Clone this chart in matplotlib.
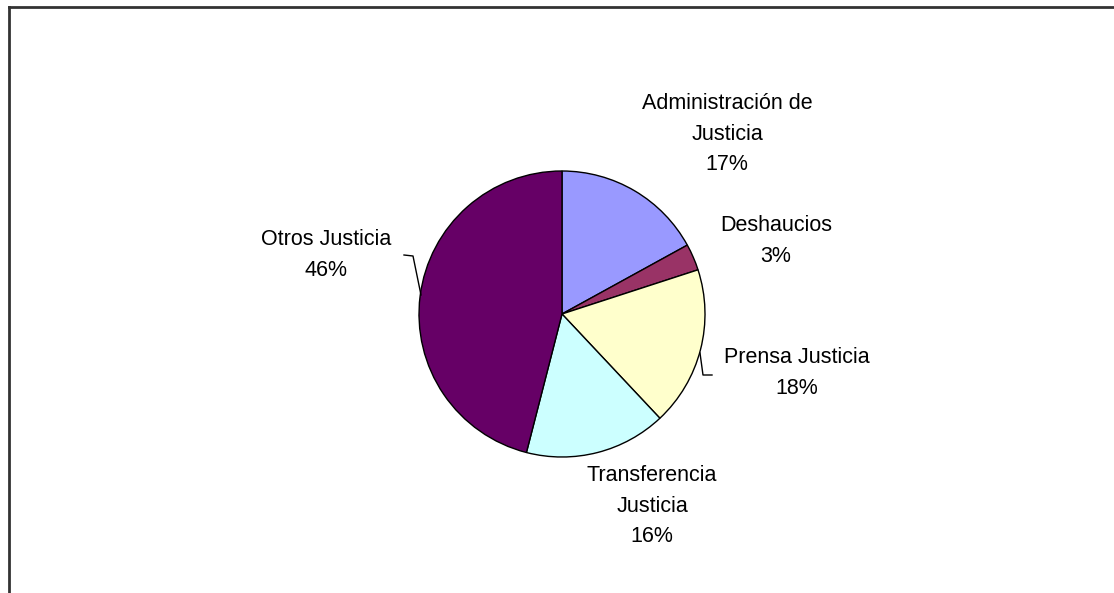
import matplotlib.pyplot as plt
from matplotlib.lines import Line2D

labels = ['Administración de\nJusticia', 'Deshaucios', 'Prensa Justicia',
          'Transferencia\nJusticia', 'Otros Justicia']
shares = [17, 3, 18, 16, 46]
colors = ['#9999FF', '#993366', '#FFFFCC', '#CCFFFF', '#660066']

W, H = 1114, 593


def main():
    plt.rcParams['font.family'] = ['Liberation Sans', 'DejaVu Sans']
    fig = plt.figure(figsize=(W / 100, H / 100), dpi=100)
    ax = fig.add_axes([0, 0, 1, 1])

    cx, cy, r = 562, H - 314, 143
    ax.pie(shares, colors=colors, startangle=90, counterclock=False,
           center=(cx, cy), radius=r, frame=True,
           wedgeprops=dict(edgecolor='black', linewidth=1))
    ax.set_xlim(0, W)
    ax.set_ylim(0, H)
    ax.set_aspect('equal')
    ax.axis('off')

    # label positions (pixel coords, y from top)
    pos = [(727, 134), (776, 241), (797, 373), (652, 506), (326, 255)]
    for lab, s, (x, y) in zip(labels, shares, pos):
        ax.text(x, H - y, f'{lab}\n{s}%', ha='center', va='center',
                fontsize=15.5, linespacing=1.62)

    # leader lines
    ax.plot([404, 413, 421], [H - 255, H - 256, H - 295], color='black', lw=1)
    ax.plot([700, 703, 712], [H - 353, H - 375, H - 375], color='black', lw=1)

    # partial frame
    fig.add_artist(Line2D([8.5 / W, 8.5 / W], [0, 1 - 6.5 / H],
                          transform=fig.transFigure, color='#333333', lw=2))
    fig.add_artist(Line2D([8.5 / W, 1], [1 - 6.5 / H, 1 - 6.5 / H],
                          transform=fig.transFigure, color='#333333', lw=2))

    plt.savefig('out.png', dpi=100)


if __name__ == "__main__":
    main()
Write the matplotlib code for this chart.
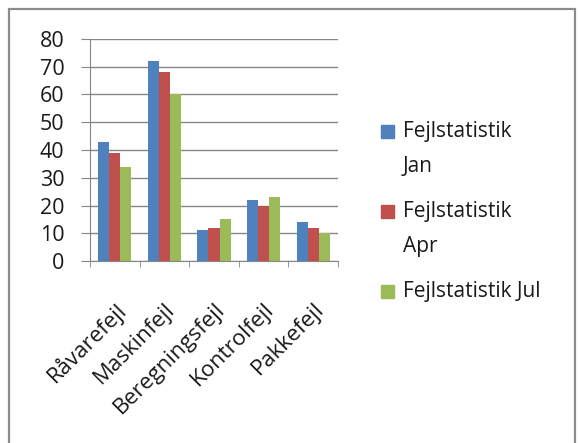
○ ○ ○ ○ ○ ○ ○
WORK REQUIRED:
Output every entry word for word, but omit the pictures.

FINAL ANSWER:
Clone this chart in matplotlib.
import matplotlib.pyplot as plt
from matplotlib.lines import Line2D

labels = ['Administración de\nJusticia', 'Deshaucios', 'Prensa Justicia',
          'Transferencia\nJusticia', 'Otros Justicia']
shares = [17, 3, 18, 16, 46]
colors = ['#9999FF', '#993366', '#FFFFCC', '#CCFFFF', '#660066']

W, H = 1114, 593


def main():
    plt.rcParams['font.family'] = ['Liberation Sans', 'DejaVu Sans']
    fig = plt.figure(figsize=(W / 100, H / 100), dpi=100)
    ax = fig.add_axes([0, 0, 1, 1])

    cx, cy, r = 562, H - 314, 143
    ax.pie(shares, colors=colors, startangle=90, counterclock=False,
           center=(cx, cy), radius=r, frame=True,
           wedgeprops=dict(edgecolor='black', linewidth=1))
    ax.set_xlim(0, W)
    ax.set_ylim(0, H)
    ax.set_aspect('equal')
    ax.axis('off')

    # label positions (pixel coords, y from top)
    pos = [(727, 134), (776, 241), (797, 373), (652, 506), (326, 255)]
    for lab, s, (x, y) in zip(labels, shares, pos):
        ax.text(x, H - y, f'{lab}\n{s}%', ha='center', va='center',
                fontsize=15.5, linespacing=1.62)

    # leader lines
    ax.plot([404, 413, 421], [H - 255, H - 256, H - 295], color='black', lw=1)
    ax.plot([700, 703, 712], [H - 353, H - 375, H - 375], color='black', lw=1)

    # partial frame
    fig.add_artist(Line2D([8.5 / W, 8.5 / W], [0, 1 - 6.5 / H],
                          transform=fig.transFigure, color='#333333', lw=2))
    fig.add_artist(Line2D([8.5 / W, 1], [1 - 6.5 / H, 1 - 6.5 / H],
                          transform=fig.transFigure, color='#333333', lw=2))

    plt.savefig('out.png', dpi=100)


if __name__ == "__main__":
    main()
Write the matplotlib code for this chart.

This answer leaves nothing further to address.